Now, there are already a lot of direction services out there — including MapQuest, Yahoo and on the startup front, a voice recognition company called Dial Directions that lets you request directions over the phone — but HopStop is already rather unique in being transit-focused. There are some local transit sites, like the San Francisco Bay Area’s Transit.511.org. And then, of course, there’s one big tech competitor — a transit service from a little company called Google.
We asked Galai why he thought HopStop is a good investment, and he said this is one area where Google doesn’t have the best solution.
“The Google folks have a passion for cool algorithms, but no passion whatsoever for local transit,” he said.
Google’s algorithms can provide some wacky results, Galai said. HopStop, on the other hand, is much more focused on transit and on human behavior. For example, he compared Google directions with HopStop directions from his home to his office, both in New York. Google’s directions involved ferry, light rail, two trains and a walk through New Jersey. HopStop, on the other hand, directed him to a single subway line.
I haven’t used HopStop much myself, but I see that the directions are also much more detailed, which is important when you’re riding an unfamiliar bus line (see screenshot below).

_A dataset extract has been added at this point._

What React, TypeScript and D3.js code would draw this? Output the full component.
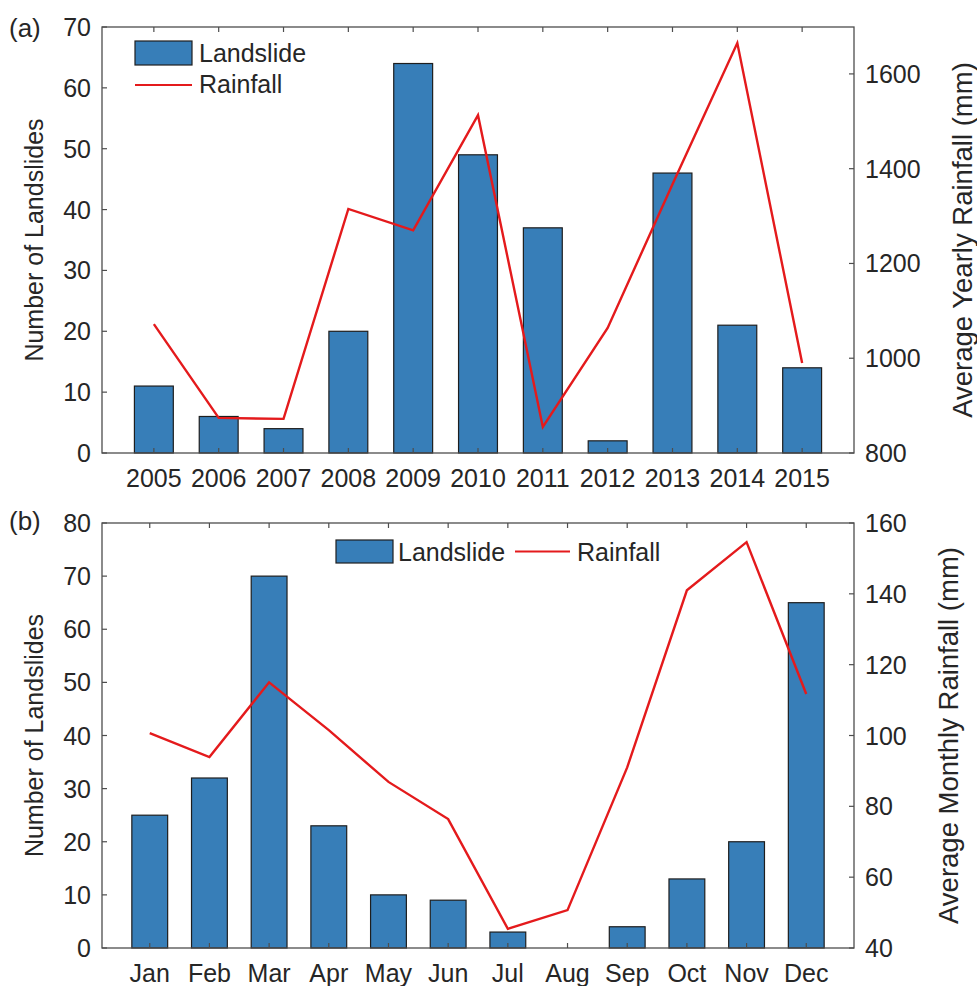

The site is also a good place for local advertising, Galai said, with past advertisers including The New York Times and Wachovia Bank.
Right now, the startup’s service covers Chicago, Boston, San Francisco, Washington, D.C., and its hometown of New York, and also includes mobile and voice-recognition options. Unfortunately, it doesn’t solve my biggest problem: Some areas just have crummy mass transit. That’s why I’m about to drive, not ride, to VentureBeat’s Redwood City office.